O sertanejo, por instinto decepa-lhe a cabeça e depois a própria
mão. O bicho era uma cobra denominada Urutu, e contra seu veneno, nem
a “mesinha doméstica, nem a dos campos, possuíam salvação.
O homem do sertão também retirava da natureza antídotos
para algumas peçonhas. Só que a natureza também tem seus
percalços. Para esta não havia remédio, nem salvação.
A única solução possível seria retirar o veneno,
amputando a parte afetada, antes que este se espalhasse.

O sertanejo mantém uma relação de dependência e
de exploração com a natureza. Ele só existe porque a natureza
lhe dá tudo o que ele necessita. Desde a alpercata de couro crú
até os remédios tirados das plantas. Porém a natureza é
apresentada de forma traiçoeira, como se fosse um antagonista, que passa
a narrativa inteira em uma condição de serva do homem, servindo-o
em todas as suas necessidades, e após ganhar a confiança do personagem
o ataca pelas costas. A cobra ganha status de personagem, pois tem importância
fundamental na narrativa.

O fato de a cobra o picar impiedosamente pode ser uma espécie de vingança.

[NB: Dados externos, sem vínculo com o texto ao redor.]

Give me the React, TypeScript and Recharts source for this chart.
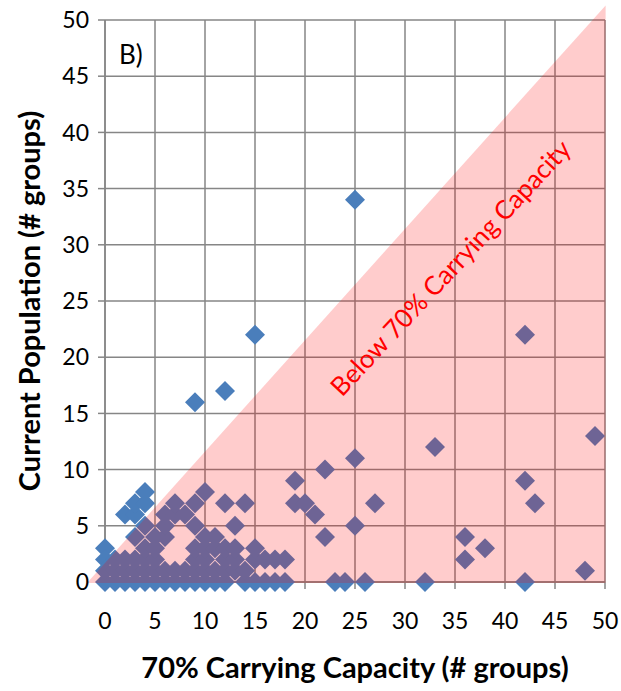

Ele não estava ali por acaso, estava se protegendo também, e os
filhotes de periquitos que não aparecem na narrativa, podem ter sido
devorados pela serpente, que após o “almoço”, acorda
incomodada pelas mãos invasoras do sertanejo, e se defende, mordendo-o.
A natureza sempre é “acordada”, incomodada pelo homem, que
a explora, que a modifica. Primeiro ele decepa a cabeça da cobra, depois
o próprio braço. Ele revida a vingança, o ataque. Isso
demonstra a prepotência do homem perante a natureza. Se sente senhor,
dono. Porém os dois saem decepados. Uma analogia pode ser feita entre
os ataques da natureza ao homem, e os ataques do homem à natureza. Ambos
saem mutilados. Ambos saem perdendo. No conto, a cobra perdeu mais, perdeu a
vida. A natureza se vinga, mas na maioria das vezes sai perdendo.